Here are some of the other graphics that WHD made with goals from other women (several are women I’m proud to call my friends).
The last numbers I heard were that there were more than 500 women who had committed to participating, from literally all over the world. The flyer about WHD was translated in to 20 different languages. Atheists, Agnostics, Pagans, Christians of a wide variety of denominations, Rastafarian, Muslim, so many different women from such a broad spectrum of socioeconomic backgrounds, all took part in this event. And this was organized almost completely over social media. If we would just stop arguing over our differences and start working together on our common goals more often, we (humanity) would be better off.

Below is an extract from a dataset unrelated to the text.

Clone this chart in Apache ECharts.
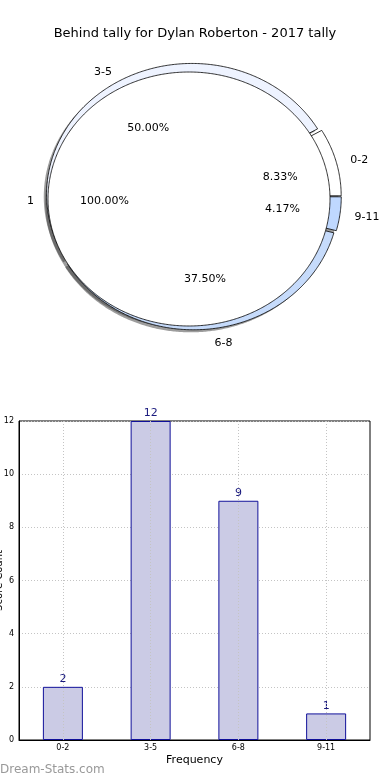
<!DOCTYPE html>
<html>
<head>
<meta charset="utf-8">
<script src="https://cdn.jsdelivr.net/npm/echarts@6/dist/echarts.min.js"></script>
<style>
html,body{margin:0;padding:0;background:#fff;}
#chart{width:390px;height:780px;}
</style>
</head>
<body>
<div id="chart"></div>
<script>
const TITLE = 'Behind tally for Dylan Roberton - 2017 tally';
const categories = ['0-2', '3-5', '6-8', '9-11'];
const counts = [2, 12, 9, 1];
const innerCategories = ['1'];
const innerCounts = [1];
const yMin = 0, yMax = 12, yInterval = 2;
const xAxisName = 'Frequency';
const yAxisName = 'Score Count';
const WATERMARK = 'Dream-Stats.com';

const FONT = 'DejaVu Sans';
const outerColors = ['#ffffff', '#eef3ff', '#c6dbfb', '#bfd8ff'];
const R_OUT = 1.03, EXPLODE = 0.02, R_IN = 1.0;
const OUT_OX = 0.03, OUT_OY = 0.02;
const LABEL_DY = 2;

function cumData(vals) {
  const total = vals.reduce((a, b) => a + b, 0);
  let acc = 0;
  return vals.map((v, i) => {
    const s = acc / total; acc += v;
    return [s, acc / total, v / total, i];
  });
}
const outerData = cumData(counts);
const innerData = cumData(innerCounts);

function wedgePoints(api, a0, a1, r, cx, cy) {
  const full = (a1 - a0) >= Math.PI * 2 - 1e-9;
  const pts = full ? [] : [api.coord([cx, cy])];
  const n = Math.max(4, Math.ceil((a1 - a0) / 0.01));
  for (let k = 0; k <= n; k++) {
    const a = a0 + (a1 - a0) * k / n;
    pts.push(api.coord([cx + r * Math.cos(a), cy + r * Math.sin(a)]));
  }
  return pts;
}

function makeWedge(kind) {
  return function (params, api) {
    const s = api.value(0), e = api.value(1), idx = api.value(3);
    const a0 = s * Math.PI * 2, a1 = e * Math.PI * 2;
    const mid = (a0 + a1) / 2;
    const isOuter = kind.indexOf('outer') === 0;
    const ex = isOuter ? OUT_OX + EXPLODE * Math.cos(mid) : 0;
    const ey = isOuter ? OUT_OY + EXPLODE * Math.sin(mid) : 0;
    const r = isOuter ? R_OUT : R_IN;
    const shadow = kind.indexOf('Shadow') > 0;
    const ox = shadow ? -0.02 : 0, oy = shadow ? -0.02 : 0;
    const pts = wedgePoints(api, a0, a1, r, ex + ox, ey + oy);
    if (shadow) {
      return { type: 'polygon', shape: { points: pts }, style: { fill: 'rgba(60,60,60,0.5)', stroke: null } };
    }
    return {
      type: 'polygon', shape: { points: pts },
      style: { fill: isOuter ? outerColors[idx] : '#ffffff', stroke: '#000', lineWidth: 0.8 }
    };
  };
}

function makeLabels(isOuter) {
  const names = isOuter ? categories : innerCategories;
  return function (params, api) {
    const s = api.value(0), e = api.value(1), frac = api.value(2), idx = api.value(3);
    const mid = (s + e) * Math.PI;
    const c = Math.cos(mid), sn = Math.sin(mid);
    const ex = isOuter ? OUT_OX + EXPLODE * c : 0, ey = isOuter ? OUT_OY + EXPLODE * sn : 0;
    const r = isOuter ? R_OUT : R_IN;
    const lp = api.coord([ex + 1.1 * r * c, ey + 1.1 * r * sn]);
    const pp = api.coord([ex + 0.6 * r * c, ey + 0.6 * r * sn]);
    return {
      type: 'group',
      children: [
        { type: 'text', x: lp[0], y: lp[1] + LABEL_DY, style: { text: names[idx], textAlign: c >= 0 ? 'left' : 'right', textVerticalAlign: 'middle', fontSize: 11, fontFamily: FONT, fill: '#000' } },
        { type: 'text', x: pp[0], y: pp[1] + LABEL_DY, style: { text: (frac * 100).toFixed(2) + '%', textAlign: 'center', textVerticalAlign: 'middle', fontSize: 11, fontFamily: FONT, fill: '#000' } }
      ]
    };
  };
}

const chart = echarts.init(document.getElementById('chart'), null, { renderer: 'canvas' });
chart.setOption({
  animation: false,
  backgroundColor: '#ffffff',
  textStyle: { fontFamily: FONT },
  title: {
    text: TITLE, left: 'center', top: 22,
    textStyle: { fontSize: 13, fontWeight: 'normal', color: '#000', fontFamily: FONT }
  },
  graphic: [{
    type: 'text', left: 0, top: 764,
    style: { text: WATERMARK, fontSize: 12, fontWeight: 'normal', fontFamily: FONT, fill: '#999999' }
  }],
  grid: [
    { left: 48, top: 72, width: 282, height: 254, show: false, outerBoundsMode: 'none' },
    { left: 19, right: 20, top: 421, bottom: 40, show: true, borderColor: '#000', borderWidth: 1, backgroundColor: 'transparent', outerBoundsMode: 'none', containLabel: false }
  ],
  xAxis: [
    { gridIndex: 0, type: 'value', min: -1, max: 1, show: false },
    {
      gridIndex: 1, type: 'category', data: categories,
      name: xAxisName, nameLocation: 'middle', nameGap: 15, nameMoveOverlap: false,
      nameTextStyle: { fontSize: 11, color: '#000', fontFamily: FONT },
      axisLine: { lineStyle: { color: '#000' } },
      axisTick: { show: false },
      axisLabel: { fontSize: 8, color: '#000', margin: 4, fontFamily: FONT },
      splitLine: { show: false }
    }
  ],
  yAxis: [
    { gridIndex: 0, type: 'value', min: -1, max: 1, show: false },
    {
      gridIndex: 1, type: 'value', min: yMin, max: yMax, interval: yInterval,
      name: yAxisName, nameLocation: 'middle', nameGap: 15, nameRotate: 90, nameMoveOverlap: false,
      nameTextStyle: { fontSize: 10, color: '#000', fontFamily: FONT },
      axisLine: { show: true, lineStyle: { color: '#000' } },
      axisTick: { show: false },
      axisLabel: { fontSize: 8, color: '#000', margin: 5, fontFamily: FONT },
      splitLine: { show: true, lineStyle: { color: '#c4c4c4', type: [1, 2], width: 1 } }
    }
  ],
  series: [
    { type: 'custom', xAxisIndex: 0, yAxisIndex: 0, clip: false, z: 1, data: outerData, renderItem: makeWedge('outerShadow'), silent: true },
    { type: 'custom', xAxisIndex: 0, yAxisIndex: 0, clip: false, z: 1, data: innerData, renderItem: makeWedge('innerShadow'), silent: true },
    { type: 'custom', xAxisIndex: 0, yAxisIndex: 0, clip: false, z: 2, data: outerData, renderItem: makeWedge('outer'), silent: true },
    { type: 'custom', xAxisIndex: 0, yAxisIndex: 0, clip: false, z: 3, data: innerData, renderItem: makeWedge('inner'), silent: true },
    { type: 'custom', xAxisIndex: 0, yAxisIndex: 0, clip: false, z: 4, data: outerData, renderItem: makeLabels(true), silent: true },
    { type: 'custom', xAxisIndex: 0, yAxisIndex: 0, clip: false, z: 4, data: innerData, renderItem: makeLabels(false), silent: true },
    {
      type: 'bar', xAxisIndex: 1, yAxisIndex: 1, data: counts, barWidth: 40,
      itemStyle: { color: '#cbcbe5', borderColor: '#10109a', borderWidth: 1 },
      label: { show: true, position: 'top', distance: 2, fontSize: 11, color: '#1a1a7e', fontFamily: FONT },
      markLine: {
        silent: true, symbol: 'none', label: { show: false },
        lineStyle: { color: '#c4c4c4', type: [1, 2], width: 1 },
        data: categories.map(c => ({ xAxis: c }))
      }
    }
  ]
});
</script>
</body>
</html>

I participated in World Hijab Day to support women like Jess who want to be free to choose to wear the hijab. Jess and her Muslim sisters should not have to go through life worried about whether they’ll have someone throw acid in their faces, shout nasty epithets at them, throw rocks at them, beat them up, try to rip their hijabs off, or any other form of abuse just because they choose to express their faith through wearing the hijab. Many times, I hear people say that they oppose women wearing the hijab because it’s a sign of oppression. The irony in this is that by trying to give them the ability to choose not to wear the hijab if they don’t want to, you take away their right to choose to wear the hijab if that is what they wish. In America, I am free to praise God in the manner I see fit, to include wearing whatever religious clothing/symbols I wish to. Jess and her Muslim sisters around the world should have the same freedom, and not only the freedom to do so, but the freedom to do so without worrying about repercussions due to peoples ignorance.
Usually I blog about Postpartum Depression, other Postpartum Mood and Anxiety Disorders, and mental health in general. I blog about it because I want to fight the stigmas, myths, and stereotypes that I’ve encountered through my experiences with and after PPD, PPOCD, and PPA. Today, I blog about World Hijab Day to try to help others in a different struggle against a different stereotype and stigma.